In an employee equity program, employees own a share of your business. Much like owning stock in a company, employees’ compensation is partially determined by how the business is performing. Although this is more typical of larger companies, many smaller businesses offer employee equity programs to their staff. Offering employee ownership can come in many forms.
Here are a few examples of employee ownership structures:
- Employee stock ownership plan (ESOP): ESOP plans offer employees shares of stock through a defined contribution plan. Equity compensation in this structure could include stock options, employee stock purchase plans, and restricted stock, among other options. Businesses offering stock ownership plans to employees may qualify for tax benefits. The IRS provides more detailed information on how it defines these contribution plans.
- Worker-owned cooperative: In a cooperative structure, the employees own the business and make decisions related to the business together. In these structures, workers have representation on and vote for the business’s board of directors, as well as manage day-to-day operations.
Some businesses offering profit sharing or equity have found it to be an effective way to attract new employees as well as retain their existing staff. According to a 2020 survey by Rutgers University, employee-owned companies surveyed were 3.2 times more likely to retain staff and were able to maintain standard hours and salaries at higher rates than non-employee-owned companies.
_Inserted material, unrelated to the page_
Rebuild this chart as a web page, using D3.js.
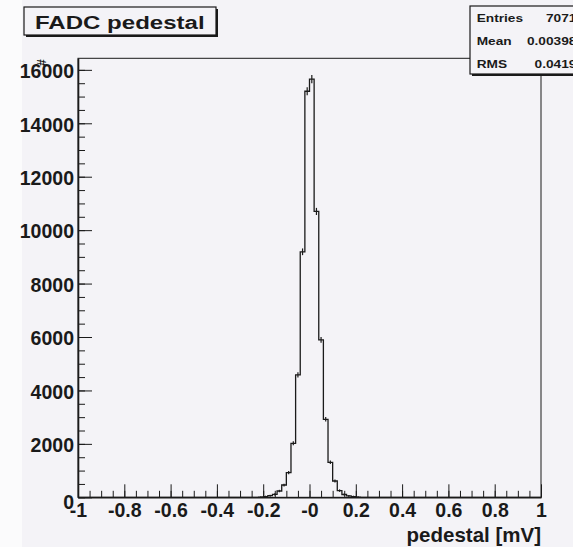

Insights from business owners and employees
Square recently conducted surveys surrounding staffing with more than 200 restaurateurs, 200 retailers and 1,500 industry employees. Here are some relevant insights from that data:
- Thirty percent of retailers and 33% of restaurateurs surveyed have already adopted a form of employee equity as a recruitment and retention strategy.
- Nineteen percent of retailers and 31% of restaurateurs have employee equity under consideration or in their future plans.
- Twenty-eight percent of retail and restaurant employees consider employee equity or profit sharing a very important benefit.
While most restaurateurs and retailers surveyed have been more focused on hiring bonuses than equity or profit sharing, implementing those programs have the potential to help a business stand out in a crowded hiring environment while including employees and their work more directly in the businesses’s bottom line and their own pay.